*Supplied data*
▼
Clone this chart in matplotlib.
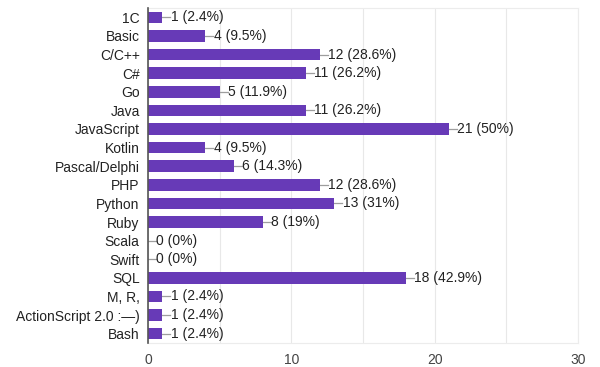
import matplotlib
matplotlib.use("Agg")
import matplotlib.pyplot as plt

plt.rcParams['font.family'] = ['Liberation Sans', 'DejaVu Sans']

langs = ['1C', 'Basic', 'C/C++', 'C#', 'Go', 'Java', 'JavaScript', 'Kotlin',
         'Pascal/Delphi', 'PHP', 'Python', 'Ruby', 'Scala', 'Swift', 'SQL',
         'M, R,', 'ActionScript 2.0 :—)', 'Bash']
counts = [1, 4, 12, 11, 5, 11, 21, 4, 6, 12, 13, 8, 0, 0, 18, 1, 1, 1]
pcts = ['2.4%', '9.5%', '28.6%', '26.2%', '11.9%', '26.2%', '50%', '9.5%',
        '14.3%', '28.6%', '31%', '19%', '0%', '0%', '42.9%', '2.4%', '2.4%', '2.4%']

fig = plt.figure(figsize=(6, 3.67), dpi=100)
ax = fig.add_axes([148/600, 1 - 343/367, 430/600, 335/367])

y = list(range(len(langs)))
ax.barh(y, counts, height=0.62, color='#673ab7', zorder=3)

for i, (c, p) in enumerate(zip(counts, pcts)):
    ax.plot([c, c + 0.55], [i, i], color='#9e9e9e', lw=0.9, zorder=2)
    ax.text(c + 0.57, i, '%d (%s)' % (c, p), va='center', ha='left',
            fontsize=10, color='#222222', zorder=4)

ax.set_xlim(0, 30)
ax.set_ylim(len(langs) - 0.5, -0.5)
ax.set_yticks(y)
ax.set_yticklabels(langs, fontsize=10, color='#222222')
ax.set_xticks([0, 10, 20, 30])
ax.set_xticks([5, 15, 25], minor=True)
ax.tick_params(axis='x', which='both', length=0, labelsize=10, labelcolor='#444444', pad=7)
ax.tick_params(axis='y', length=0, pad=6)
ax.grid(axis='x', which='both', color='#e8e8e8', lw=0.8, zorder=0)

for s in ['top', 'right', 'bottom']:
    ax.spines[s].set_color('#ececec')
    ax.spines[s].set_linewidth(0.8)
ax.spines['left'].set_color('#555555')
ax.spines['left'].set_linewidth(1.2)
ax.spines['left'].set_zorder(5)

plt.savefig('out.png', dpi=100)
▲
*Exercise*
Exclude the pictures. Write out the remaining data exactly.

*Solution to the exercise*
Clone this chart in matplotlib.
import matplotlib
matplotlib.use("Agg")
import matplotlib.pyplot as plt

plt.rcParams['font.family'] = ['Liberation Sans', 'DejaVu Sans']

langs = ['1C', 'Basic', 'C/C++', 'C#', 'Go', 'Java', 'JavaScript', 'Kotlin',
         'Pascal/Delphi', 'PHP', 'Python', 'Ruby', 'Scala', 'Swift', 'SQL',
         'M, R,', 'ActionScript 2.0 :—)', 'Bash']
counts = [1, 4, 12, 11, 5, 11, 21, 4, 6, 12, 13, 8, 0, 0, 18, 1, 1, 1]
pcts = ['2.4%', '9.5%', '28.6%', '26.2%', '11.9%', '26.2%', '50%', '9.5%',
        '14.3%', '28.6%', '31%', '19%', '0%', '0%', '42.9%', '2.4%', '2.4%', '2.4%']

fig = plt.figure(figsize=(6, 3.67), dpi=100)
ax = fig.add_axes([148/600, 1 - 343/367, 430/600, 335/367])

y = list(range(len(langs)))
ax.barh(y, counts, height=0.62, color='#673ab7', zorder=3)

for i, (c, p) in enumerate(zip(counts, pcts)):
    ax.plot([c, c + 0.55], [i, i], color='#9e9e9e', lw=0.9, zorder=2)
    ax.text(c + 0.57, i, '%d (%s)' % (c, p), va='center', ha='left',
            fontsize=10, color='#222222', zorder=4)

ax.set_xlim(0, 30)
ax.set_ylim(len(langs) - 0.5, -0.5)
ax.set_yticks(y)
ax.set_yticklabels(langs, fontsize=10, color='#222222')
ax.set_xticks([0, 10, 20, 30])
ax.set_xticks([5, 15, 25], minor=True)
ax.tick_params(axis='x', which='both', length=0, labelsize=10, labelcolor='#444444', pad=7)
ax.tick_params(axis='y', length=0, pad=6)
ax.grid(axis='x', which='both', color='#e8e8e8', lw=0.8, zorder=0)

for s in ['top', 'right', 'bottom']:
    ax.spines[s].set_color('#ececec')
    ax.spines[s].set_linewidth(0.8)
ax.spines['left'].set_color('#555555')
ax.spines['left'].set_linewidth(1.2)
ax.spines['left'].set_zorder(5)

plt.savefig('out.png', dpi=100)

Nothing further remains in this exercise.